SHORT TASK: All entries must be repeated exactly; do not include the pictures.

*-*-*

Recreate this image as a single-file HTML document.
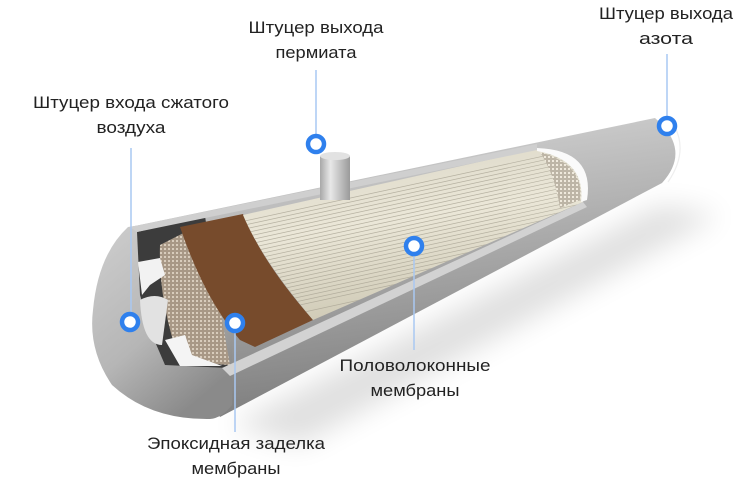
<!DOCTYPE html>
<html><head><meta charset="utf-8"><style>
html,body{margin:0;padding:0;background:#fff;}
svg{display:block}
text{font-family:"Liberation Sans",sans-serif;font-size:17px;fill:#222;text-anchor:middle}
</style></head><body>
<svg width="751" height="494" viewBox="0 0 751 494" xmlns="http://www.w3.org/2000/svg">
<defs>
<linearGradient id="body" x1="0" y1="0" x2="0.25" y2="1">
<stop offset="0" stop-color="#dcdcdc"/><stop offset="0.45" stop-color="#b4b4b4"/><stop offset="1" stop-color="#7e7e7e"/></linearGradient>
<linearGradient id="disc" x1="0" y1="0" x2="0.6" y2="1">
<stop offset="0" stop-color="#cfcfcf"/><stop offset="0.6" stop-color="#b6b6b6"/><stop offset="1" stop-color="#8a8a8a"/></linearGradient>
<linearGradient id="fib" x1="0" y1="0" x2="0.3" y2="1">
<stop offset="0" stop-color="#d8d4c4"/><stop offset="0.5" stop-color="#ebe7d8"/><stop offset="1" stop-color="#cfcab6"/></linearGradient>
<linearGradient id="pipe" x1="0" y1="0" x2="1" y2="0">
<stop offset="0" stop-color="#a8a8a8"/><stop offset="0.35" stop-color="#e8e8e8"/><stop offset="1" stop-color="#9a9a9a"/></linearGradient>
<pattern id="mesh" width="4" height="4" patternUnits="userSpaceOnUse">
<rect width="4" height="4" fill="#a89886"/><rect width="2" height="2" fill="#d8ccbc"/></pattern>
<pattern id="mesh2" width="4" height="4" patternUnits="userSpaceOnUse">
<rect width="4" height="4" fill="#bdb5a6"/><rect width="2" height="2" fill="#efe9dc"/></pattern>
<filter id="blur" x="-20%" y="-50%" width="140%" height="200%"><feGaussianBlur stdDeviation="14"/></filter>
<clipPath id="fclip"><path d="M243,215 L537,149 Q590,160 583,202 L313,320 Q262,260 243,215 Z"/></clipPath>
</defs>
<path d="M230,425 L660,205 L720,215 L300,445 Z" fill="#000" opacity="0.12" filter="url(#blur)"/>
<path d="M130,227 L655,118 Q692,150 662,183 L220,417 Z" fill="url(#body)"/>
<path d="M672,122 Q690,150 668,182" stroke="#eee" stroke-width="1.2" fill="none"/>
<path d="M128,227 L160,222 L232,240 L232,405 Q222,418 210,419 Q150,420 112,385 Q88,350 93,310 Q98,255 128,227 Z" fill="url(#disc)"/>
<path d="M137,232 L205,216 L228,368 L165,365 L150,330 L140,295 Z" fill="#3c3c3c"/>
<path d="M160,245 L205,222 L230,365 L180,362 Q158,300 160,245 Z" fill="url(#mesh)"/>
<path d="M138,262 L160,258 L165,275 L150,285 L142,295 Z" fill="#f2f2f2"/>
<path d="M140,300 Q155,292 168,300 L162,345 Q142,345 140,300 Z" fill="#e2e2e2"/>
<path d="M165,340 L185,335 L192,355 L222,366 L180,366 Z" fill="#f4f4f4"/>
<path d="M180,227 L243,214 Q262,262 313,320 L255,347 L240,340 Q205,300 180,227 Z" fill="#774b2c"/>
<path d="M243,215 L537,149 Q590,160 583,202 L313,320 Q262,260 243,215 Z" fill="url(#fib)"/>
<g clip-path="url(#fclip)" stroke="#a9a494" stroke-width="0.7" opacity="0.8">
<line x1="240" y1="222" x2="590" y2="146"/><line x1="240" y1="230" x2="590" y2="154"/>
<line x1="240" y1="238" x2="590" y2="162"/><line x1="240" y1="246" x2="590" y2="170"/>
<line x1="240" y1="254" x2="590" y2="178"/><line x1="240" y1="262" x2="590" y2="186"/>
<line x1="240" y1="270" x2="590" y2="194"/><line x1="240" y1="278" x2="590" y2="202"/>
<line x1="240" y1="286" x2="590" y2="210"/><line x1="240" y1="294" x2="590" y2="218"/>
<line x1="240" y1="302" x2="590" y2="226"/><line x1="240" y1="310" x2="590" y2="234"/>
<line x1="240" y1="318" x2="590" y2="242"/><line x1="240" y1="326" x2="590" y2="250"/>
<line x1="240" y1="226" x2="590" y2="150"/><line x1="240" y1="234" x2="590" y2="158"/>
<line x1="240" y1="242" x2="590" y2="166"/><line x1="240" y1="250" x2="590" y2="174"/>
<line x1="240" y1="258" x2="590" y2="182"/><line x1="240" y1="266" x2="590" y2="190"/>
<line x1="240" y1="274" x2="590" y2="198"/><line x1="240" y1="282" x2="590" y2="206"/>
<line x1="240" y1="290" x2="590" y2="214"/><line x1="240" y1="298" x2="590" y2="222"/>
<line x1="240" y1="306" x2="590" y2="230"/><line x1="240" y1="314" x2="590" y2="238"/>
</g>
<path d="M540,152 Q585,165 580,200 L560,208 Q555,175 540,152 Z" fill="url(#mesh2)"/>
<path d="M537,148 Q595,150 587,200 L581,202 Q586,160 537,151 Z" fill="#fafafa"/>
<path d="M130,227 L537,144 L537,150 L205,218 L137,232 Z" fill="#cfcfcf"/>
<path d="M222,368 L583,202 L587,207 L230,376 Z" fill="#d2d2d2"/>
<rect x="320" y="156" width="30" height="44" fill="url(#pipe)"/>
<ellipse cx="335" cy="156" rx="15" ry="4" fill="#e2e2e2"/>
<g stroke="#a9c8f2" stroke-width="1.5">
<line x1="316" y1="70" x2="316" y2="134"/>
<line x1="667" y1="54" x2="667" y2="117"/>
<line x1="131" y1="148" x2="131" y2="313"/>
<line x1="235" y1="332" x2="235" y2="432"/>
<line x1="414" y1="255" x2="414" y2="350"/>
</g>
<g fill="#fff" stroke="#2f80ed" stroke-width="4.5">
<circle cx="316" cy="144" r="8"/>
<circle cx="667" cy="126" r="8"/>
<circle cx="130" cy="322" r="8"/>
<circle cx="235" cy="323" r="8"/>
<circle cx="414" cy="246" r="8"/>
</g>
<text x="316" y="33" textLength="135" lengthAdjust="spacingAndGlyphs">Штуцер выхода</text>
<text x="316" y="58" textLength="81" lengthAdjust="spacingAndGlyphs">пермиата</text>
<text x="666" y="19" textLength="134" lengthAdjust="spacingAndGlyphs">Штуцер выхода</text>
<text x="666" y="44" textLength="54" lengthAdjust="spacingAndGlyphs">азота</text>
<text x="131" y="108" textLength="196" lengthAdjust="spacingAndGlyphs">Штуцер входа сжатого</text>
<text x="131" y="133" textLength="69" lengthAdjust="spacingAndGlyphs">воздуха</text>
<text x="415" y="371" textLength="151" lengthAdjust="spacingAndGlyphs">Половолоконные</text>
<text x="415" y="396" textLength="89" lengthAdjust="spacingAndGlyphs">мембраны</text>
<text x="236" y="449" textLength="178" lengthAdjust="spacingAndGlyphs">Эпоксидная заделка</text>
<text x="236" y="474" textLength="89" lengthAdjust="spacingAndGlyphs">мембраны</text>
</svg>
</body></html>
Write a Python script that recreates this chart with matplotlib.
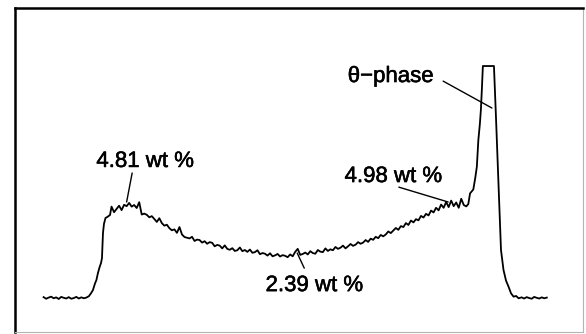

*-*-*

FULL SOLUTION:
Recreate this image as a single-file HTML document.
<!DOCTYPE html>
<html><head><meta charset="utf-8"><style>
html,body{margin:0;padding:0;background:#fff;}
svg{display:block}
text{font-family:"Liberation Sans",sans-serif;font-size:17px;fill:#222;text-anchor:middle}
</style></head><body>
<svg width="751" height="494" viewBox="0 0 751 494" xmlns="http://www.w3.org/2000/svg">
<defs>
<linearGradient id="body" x1="0" y1="0" x2="0.25" y2="1">
<stop offset="0" stop-color="#dcdcdc"/><stop offset="0.45" stop-color="#b4b4b4"/><stop offset="1" stop-color="#7e7e7e"/></linearGradient>
<linearGradient id="disc" x1="0" y1="0" x2="0.6" y2="1">
<stop offset="0" stop-color="#cfcfcf"/><stop offset="0.6" stop-color="#b6b6b6"/><stop offset="1" stop-color="#8a8a8a"/></linearGradient>
<linearGradient id="fib" x1="0" y1="0" x2="0.3" y2="1">
<stop offset="0" stop-color="#d8d4c4"/><stop offset="0.5" stop-color="#ebe7d8"/><stop offset="1" stop-color="#cfcab6"/></linearGradient>
<linearGradient id="pipe" x1="0" y1="0" x2="1" y2="0">
<stop offset="0" stop-color="#a8a8a8"/><stop offset="0.35" stop-color="#e8e8e8"/><stop offset="1" stop-color="#9a9a9a"/></linearGradient>
<pattern id="mesh" width="4" height="4" patternUnits="userSpaceOnUse">
<rect width="4" height="4" fill="#a89886"/><rect width="2" height="2" fill="#d8ccbc"/></pattern>
<pattern id="mesh2" width="4" height="4" patternUnits="userSpaceOnUse">
<rect width="4" height="4" fill="#bdb5a6"/><rect width="2" height="2" fill="#efe9dc"/></pattern>
<filter id="blur" x="-20%" y="-50%" width="140%" height="200%"><feGaussianBlur stdDeviation="14"/></filter>
<clipPath id="fclip"><path d="M243,215 L537,149 Q590,160 583,202 L313,320 Q262,260 243,215 Z"/></clipPath>
</defs>
<path d="M230,425 L660,205 L720,215 L300,445 Z" fill="#000" opacity="0.12" filter="url(#blur)"/>
<path d="M130,227 L655,118 Q692,150 662,183 L220,417 Z" fill="url(#body)"/>
<path d="M672,122 Q690,150 668,182" stroke="#eee" stroke-width="1.2" fill="none"/>
<path d="M128,227 L160,222 L232,240 L232,405 Q222,418 210,419 Q150,420 112,385 Q88,350 93,310 Q98,255 128,227 Z" fill="url(#disc)"/>
<path d="M137,232 L205,216 L228,368 L165,365 L150,330 L140,295 Z" fill="#3c3c3c"/>
<path d="M160,245 L205,222 L230,365 L180,362 Q158,300 160,245 Z" fill="url(#mesh)"/>
<path d="M138,262 L160,258 L165,275 L150,285 L142,295 Z" fill="#f2f2f2"/>
<path d="M140,300 Q155,292 168,300 L162,345 Q142,345 140,300 Z" fill="#e2e2e2"/>
<path d="M165,340 L185,335 L192,355 L222,366 L180,366 Z" fill="#f4f4f4"/>
<path d="M180,227 L243,214 Q262,262 313,320 L255,347 L240,340 Q205,300 180,227 Z" fill="#774b2c"/>
<path d="M243,215 L537,149 Q590,160 583,202 L313,320 Q262,260 243,215 Z" fill="url(#fib)"/>
<g clip-path="url(#fclip)" stroke="#a9a494" stroke-width="0.7" opacity="0.8">
<line x1="240" y1="222" x2="590" y2="146"/><line x1="240" y1="230" x2="590" y2="154"/>
<line x1="240" y1="238" x2="590" y2="162"/><line x1="240" y1="246" x2="590" y2="170"/>
<line x1="240" y1="254" x2="590" y2="178"/><line x1="240" y1="262" x2="590" y2="186"/>
<line x1="240" y1="270" x2="590" y2="194"/><line x1="240" y1="278" x2="590" y2="202"/>
<line x1="240" y1="286" x2="590" y2="210"/><line x1="240" y1="294" x2="590" y2="218"/>
<line x1="240" y1="302" x2="590" y2="226"/><line x1="240" y1="310" x2="590" y2="234"/>
<line x1="240" y1="318" x2="590" y2="242"/><line x1="240" y1="326" x2="590" y2="250"/>
<line x1="240" y1="226" x2="590" y2="150"/><line x1="240" y1="234" x2="590" y2="158"/>
<line x1="240" y1="242" x2="590" y2="166"/><line x1="240" y1="250" x2="590" y2="174"/>
<line x1="240" y1="258" x2="590" y2="182"/><line x1="240" y1="266" x2="590" y2="190"/>
<line x1="240" y1="274" x2="590" y2="198"/><line x1="240" y1="282" x2="590" y2="206"/>
<line x1="240" y1="290" x2="590" y2="214"/><line x1="240" y1="298" x2="590" y2="222"/>
<line x1="240" y1="306" x2="590" y2="230"/><line x1="240" y1="314" x2="590" y2="238"/>
</g>
<path d="M540,152 Q585,165 580,200 L560,208 Q555,175 540,152 Z" fill="url(#mesh2)"/>
<path d="M537,148 Q595,150 587,200 L581,202 Q586,160 537,151 Z" fill="#fafafa"/>
<path d="M130,227 L537,144 L537,150 L205,218 L137,232 Z" fill="#cfcfcf"/>
<path d="M222,368 L583,202 L587,207 L230,376 Z" fill="#d2d2d2"/>
<rect x="320" y="156" width="30" height="44" fill="url(#pipe)"/>
<ellipse cx="335" cy="156" rx="15" ry="4" fill="#e2e2e2"/>
<g stroke="#a9c8f2" stroke-width="1.5">
<line x1="316" y1="70" x2="316" y2="134"/>
<line x1="667" y1="54" x2="667" y2="117"/>
<line x1="131" y1="148" x2="131" y2="313"/>
<line x1="235" y1="332" x2="235" y2="432"/>
<line x1="414" y1="255" x2="414" y2="350"/>
</g>
<g fill="#fff" stroke="#2f80ed" stroke-width="4.5">
<circle cx="316" cy="144" r="8"/>
<circle cx="667" cy="126" r="8"/>
<circle cx="130" cy="322" r="8"/>
<circle cx="235" cy="323" r="8"/>
<circle cx="414" cy="246" r="8"/>
</g>
<text x="316" y="33" textLength="135" lengthAdjust="spacingAndGlyphs">Штуцер выхода</text>
<text x="316" y="58" textLength="81" lengthAdjust="spacingAndGlyphs">пермиата</text>
<text x="666" y="19" textLength="134" lengthAdjust="spacingAndGlyphs">Штуцер выхода</text>
<text x="666" y="44" textLength="54" lengthAdjust="spacingAndGlyphs">азота</text>
<text x="131" y="108" textLength="196" lengthAdjust="spacingAndGlyphs">Штуцер входа сжатого</text>
<text x="131" y="133" textLength="69" lengthAdjust="spacingAndGlyphs">воздуха</text>
<text x="415" y="371" textLength="151" lengthAdjust="spacingAndGlyphs">Половолоконные</text>
<text x="415" y="396" textLength="89" lengthAdjust="spacingAndGlyphs">мембраны</text>
<text x="236" y="449" textLength="178" lengthAdjust="spacingAndGlyphs">Эпоксидная заделка</text>
<text x="236" y="474" textLength="89" lengthAdjust="spacingAndGlyphs">мембраны</text>
</svg>
</body></html>
Write a Python script that recreates this chart with matplotlib.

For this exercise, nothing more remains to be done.